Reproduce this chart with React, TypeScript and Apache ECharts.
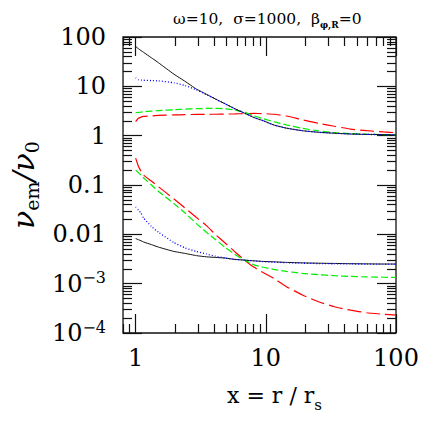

★ ★ ★

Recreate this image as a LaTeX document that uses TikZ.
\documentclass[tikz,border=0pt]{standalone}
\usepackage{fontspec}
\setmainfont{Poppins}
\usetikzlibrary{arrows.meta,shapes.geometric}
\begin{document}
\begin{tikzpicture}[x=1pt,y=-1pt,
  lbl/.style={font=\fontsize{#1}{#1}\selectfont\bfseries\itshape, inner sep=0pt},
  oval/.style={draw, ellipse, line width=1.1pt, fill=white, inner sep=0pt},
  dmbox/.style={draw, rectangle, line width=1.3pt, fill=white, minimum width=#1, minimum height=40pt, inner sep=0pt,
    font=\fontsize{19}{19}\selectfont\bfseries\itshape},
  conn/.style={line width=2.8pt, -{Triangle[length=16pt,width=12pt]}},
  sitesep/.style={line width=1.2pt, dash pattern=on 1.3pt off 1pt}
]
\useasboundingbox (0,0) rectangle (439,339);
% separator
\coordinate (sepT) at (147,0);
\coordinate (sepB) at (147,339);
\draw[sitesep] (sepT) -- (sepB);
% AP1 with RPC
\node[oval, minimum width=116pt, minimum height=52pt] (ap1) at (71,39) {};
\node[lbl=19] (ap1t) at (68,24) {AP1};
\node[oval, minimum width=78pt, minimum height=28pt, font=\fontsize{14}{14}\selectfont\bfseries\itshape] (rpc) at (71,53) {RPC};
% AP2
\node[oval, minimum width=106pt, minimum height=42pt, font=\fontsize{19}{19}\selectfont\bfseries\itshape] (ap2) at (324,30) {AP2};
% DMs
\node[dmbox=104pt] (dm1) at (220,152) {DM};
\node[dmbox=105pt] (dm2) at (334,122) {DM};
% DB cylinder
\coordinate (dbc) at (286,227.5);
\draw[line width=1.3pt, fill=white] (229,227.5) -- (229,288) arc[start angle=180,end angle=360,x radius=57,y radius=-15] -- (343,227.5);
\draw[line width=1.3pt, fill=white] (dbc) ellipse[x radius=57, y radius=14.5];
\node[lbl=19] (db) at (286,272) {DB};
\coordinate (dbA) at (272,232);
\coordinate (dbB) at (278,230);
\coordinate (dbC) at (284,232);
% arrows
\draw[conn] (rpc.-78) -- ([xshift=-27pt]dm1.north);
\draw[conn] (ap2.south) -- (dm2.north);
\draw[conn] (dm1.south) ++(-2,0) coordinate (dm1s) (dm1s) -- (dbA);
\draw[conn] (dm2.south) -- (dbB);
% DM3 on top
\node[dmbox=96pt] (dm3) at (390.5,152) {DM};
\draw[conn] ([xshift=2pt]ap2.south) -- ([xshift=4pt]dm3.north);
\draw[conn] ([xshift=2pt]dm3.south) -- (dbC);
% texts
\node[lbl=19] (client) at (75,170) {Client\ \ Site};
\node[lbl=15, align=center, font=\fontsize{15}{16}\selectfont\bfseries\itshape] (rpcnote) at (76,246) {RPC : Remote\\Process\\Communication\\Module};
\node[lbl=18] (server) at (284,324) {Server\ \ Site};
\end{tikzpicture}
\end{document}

★ ★ ★

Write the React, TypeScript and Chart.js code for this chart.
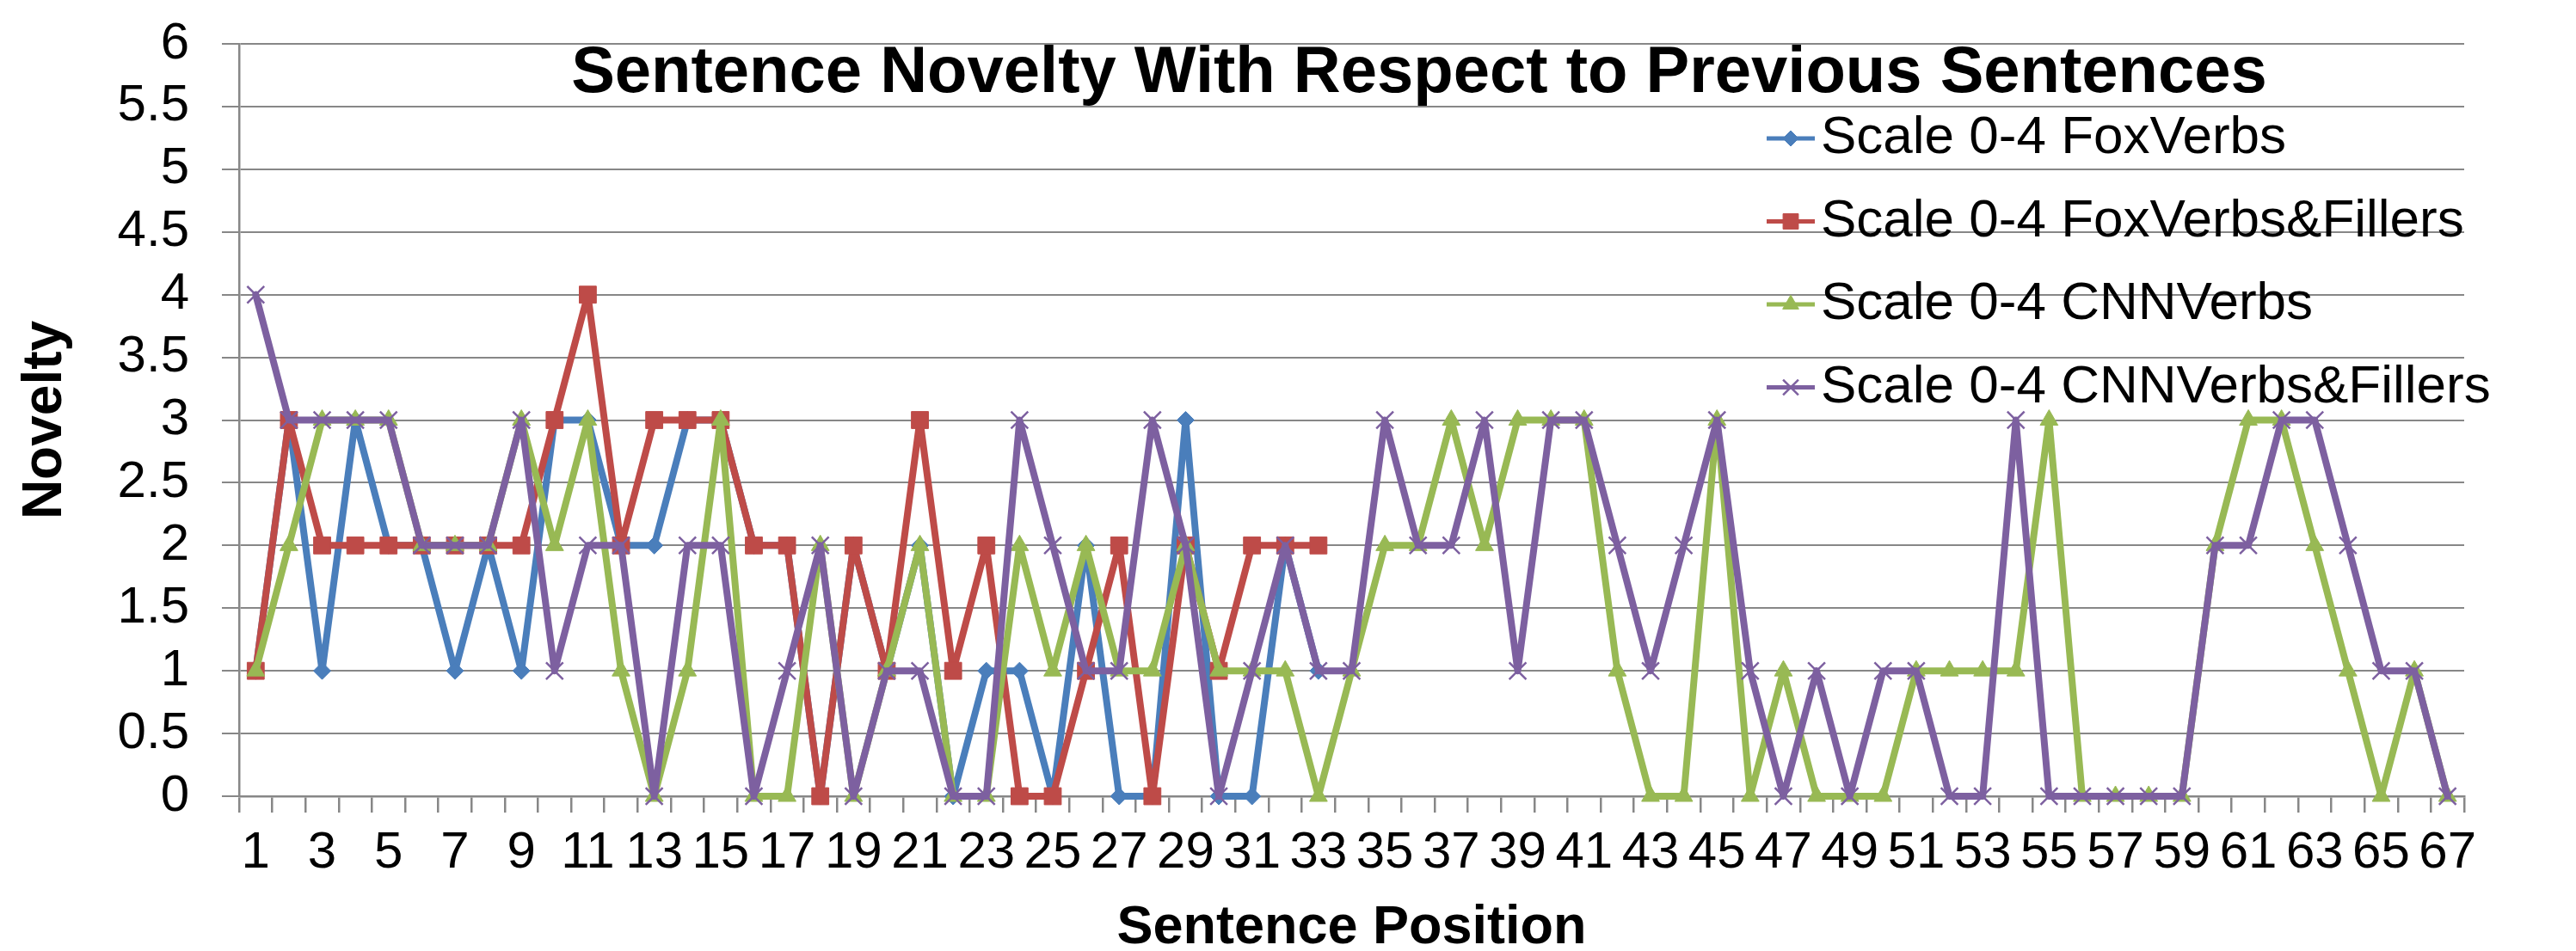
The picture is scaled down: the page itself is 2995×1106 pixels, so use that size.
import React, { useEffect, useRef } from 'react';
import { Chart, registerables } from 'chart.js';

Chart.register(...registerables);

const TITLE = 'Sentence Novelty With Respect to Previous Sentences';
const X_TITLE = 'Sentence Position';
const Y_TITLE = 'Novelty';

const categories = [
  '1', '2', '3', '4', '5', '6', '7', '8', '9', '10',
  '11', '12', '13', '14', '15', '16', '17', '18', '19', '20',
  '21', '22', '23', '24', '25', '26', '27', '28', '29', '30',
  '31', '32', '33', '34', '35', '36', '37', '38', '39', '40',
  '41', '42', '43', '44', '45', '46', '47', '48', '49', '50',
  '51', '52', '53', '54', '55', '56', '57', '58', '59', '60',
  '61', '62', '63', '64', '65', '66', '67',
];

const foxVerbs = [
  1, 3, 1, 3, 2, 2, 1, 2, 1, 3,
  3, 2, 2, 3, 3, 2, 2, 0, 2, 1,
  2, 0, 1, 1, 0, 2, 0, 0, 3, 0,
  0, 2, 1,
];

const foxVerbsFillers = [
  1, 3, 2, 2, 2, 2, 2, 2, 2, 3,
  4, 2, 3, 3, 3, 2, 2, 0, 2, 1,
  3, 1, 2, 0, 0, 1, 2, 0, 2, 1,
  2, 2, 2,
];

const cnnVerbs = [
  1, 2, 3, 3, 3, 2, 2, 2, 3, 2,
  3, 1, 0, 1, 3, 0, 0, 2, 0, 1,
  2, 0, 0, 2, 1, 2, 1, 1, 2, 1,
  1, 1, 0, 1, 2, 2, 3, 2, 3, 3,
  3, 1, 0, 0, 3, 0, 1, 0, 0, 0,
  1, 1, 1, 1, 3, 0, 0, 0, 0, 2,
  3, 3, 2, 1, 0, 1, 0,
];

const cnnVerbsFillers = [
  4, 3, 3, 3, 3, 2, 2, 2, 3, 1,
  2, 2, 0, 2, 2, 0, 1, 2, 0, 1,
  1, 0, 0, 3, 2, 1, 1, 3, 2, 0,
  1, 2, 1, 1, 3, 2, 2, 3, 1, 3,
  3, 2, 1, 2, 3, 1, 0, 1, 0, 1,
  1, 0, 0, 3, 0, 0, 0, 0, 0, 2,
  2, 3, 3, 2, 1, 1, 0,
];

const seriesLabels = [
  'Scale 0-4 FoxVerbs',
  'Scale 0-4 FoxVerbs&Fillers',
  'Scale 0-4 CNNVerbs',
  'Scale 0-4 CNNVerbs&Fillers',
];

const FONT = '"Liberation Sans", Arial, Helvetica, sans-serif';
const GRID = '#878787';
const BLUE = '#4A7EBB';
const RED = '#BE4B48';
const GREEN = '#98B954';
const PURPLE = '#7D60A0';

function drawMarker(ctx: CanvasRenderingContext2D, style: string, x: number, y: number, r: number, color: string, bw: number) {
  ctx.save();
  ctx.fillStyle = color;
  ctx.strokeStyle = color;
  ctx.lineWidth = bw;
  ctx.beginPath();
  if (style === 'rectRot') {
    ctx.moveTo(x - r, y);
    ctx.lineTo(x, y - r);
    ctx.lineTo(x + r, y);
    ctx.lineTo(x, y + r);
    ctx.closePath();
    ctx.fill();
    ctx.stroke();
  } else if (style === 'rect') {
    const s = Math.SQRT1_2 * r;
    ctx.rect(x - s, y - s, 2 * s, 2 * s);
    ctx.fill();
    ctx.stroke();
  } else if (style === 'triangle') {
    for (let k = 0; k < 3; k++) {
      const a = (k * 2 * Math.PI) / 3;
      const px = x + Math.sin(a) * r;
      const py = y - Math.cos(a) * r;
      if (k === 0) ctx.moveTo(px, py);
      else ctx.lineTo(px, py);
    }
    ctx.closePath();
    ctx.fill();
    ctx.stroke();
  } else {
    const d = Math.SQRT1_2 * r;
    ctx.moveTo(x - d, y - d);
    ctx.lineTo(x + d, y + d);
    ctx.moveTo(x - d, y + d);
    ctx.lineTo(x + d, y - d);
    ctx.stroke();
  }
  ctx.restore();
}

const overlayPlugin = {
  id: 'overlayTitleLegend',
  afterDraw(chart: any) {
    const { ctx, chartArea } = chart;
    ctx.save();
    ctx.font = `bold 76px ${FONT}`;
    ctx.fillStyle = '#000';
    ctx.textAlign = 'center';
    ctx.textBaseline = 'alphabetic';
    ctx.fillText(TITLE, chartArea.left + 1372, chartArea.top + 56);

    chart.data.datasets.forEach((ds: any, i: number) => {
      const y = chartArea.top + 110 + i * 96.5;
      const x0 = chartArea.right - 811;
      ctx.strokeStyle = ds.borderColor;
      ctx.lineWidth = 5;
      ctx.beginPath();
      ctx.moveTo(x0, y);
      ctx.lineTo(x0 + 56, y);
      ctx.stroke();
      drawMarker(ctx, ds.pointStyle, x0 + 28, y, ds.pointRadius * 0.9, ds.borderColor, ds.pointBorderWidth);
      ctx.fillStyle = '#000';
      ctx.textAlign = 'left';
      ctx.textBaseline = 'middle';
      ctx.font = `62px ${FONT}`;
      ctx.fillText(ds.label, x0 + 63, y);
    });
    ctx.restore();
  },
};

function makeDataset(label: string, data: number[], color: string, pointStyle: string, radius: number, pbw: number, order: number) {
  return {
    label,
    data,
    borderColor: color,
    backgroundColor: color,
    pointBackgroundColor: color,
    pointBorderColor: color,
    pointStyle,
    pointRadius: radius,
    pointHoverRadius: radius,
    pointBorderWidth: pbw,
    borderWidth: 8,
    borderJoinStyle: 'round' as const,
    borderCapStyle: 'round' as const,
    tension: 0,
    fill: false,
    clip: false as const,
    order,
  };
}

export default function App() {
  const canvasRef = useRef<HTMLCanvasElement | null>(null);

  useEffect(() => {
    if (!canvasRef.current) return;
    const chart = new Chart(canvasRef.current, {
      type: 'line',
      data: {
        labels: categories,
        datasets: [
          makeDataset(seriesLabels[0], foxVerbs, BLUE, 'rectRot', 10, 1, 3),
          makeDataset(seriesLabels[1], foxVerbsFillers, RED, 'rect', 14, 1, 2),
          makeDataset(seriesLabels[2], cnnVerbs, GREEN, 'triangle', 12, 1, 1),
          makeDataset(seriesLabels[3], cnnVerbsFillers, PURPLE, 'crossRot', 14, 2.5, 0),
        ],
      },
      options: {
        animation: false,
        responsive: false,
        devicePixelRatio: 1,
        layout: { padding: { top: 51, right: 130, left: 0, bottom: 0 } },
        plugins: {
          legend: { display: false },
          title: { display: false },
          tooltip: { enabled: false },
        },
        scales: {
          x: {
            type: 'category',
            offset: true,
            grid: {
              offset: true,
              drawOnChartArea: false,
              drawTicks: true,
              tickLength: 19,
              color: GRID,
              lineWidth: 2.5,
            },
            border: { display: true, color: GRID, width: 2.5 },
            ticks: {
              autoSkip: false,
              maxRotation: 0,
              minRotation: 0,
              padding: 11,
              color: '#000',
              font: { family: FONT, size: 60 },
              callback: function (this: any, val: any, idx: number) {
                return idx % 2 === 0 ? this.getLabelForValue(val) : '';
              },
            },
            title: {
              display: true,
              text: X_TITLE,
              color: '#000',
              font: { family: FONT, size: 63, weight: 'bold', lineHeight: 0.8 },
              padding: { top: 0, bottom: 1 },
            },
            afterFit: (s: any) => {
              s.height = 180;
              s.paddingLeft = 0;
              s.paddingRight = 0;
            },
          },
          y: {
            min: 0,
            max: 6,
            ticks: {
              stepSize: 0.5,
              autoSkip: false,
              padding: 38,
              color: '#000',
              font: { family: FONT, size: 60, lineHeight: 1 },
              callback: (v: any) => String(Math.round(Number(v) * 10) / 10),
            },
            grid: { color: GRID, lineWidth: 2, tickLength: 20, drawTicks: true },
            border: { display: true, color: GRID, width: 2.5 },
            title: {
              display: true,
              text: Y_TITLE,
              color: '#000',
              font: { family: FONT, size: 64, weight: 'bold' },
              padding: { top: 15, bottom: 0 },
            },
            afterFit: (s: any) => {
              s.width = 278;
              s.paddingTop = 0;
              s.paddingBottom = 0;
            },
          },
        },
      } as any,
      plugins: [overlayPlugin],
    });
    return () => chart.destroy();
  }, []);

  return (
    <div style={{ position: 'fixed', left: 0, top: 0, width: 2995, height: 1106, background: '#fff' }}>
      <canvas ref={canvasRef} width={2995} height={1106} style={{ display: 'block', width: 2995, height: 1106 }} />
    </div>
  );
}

★ ★ ★

EXERCISE: Each line that has the word "this" should be copied.

RESULT BELOW:
Reproduce this chart with React, TypeScript and Apache ECharts.
Recreate this image as a LaTeX document that uses TikZ.
Write the React, TypeScript and Chart.js code for this chart.
              callback: function (this: any, val: any, idx: number) {
                return idx % 2 === 0 ? this.getLabelForValue(val) : '';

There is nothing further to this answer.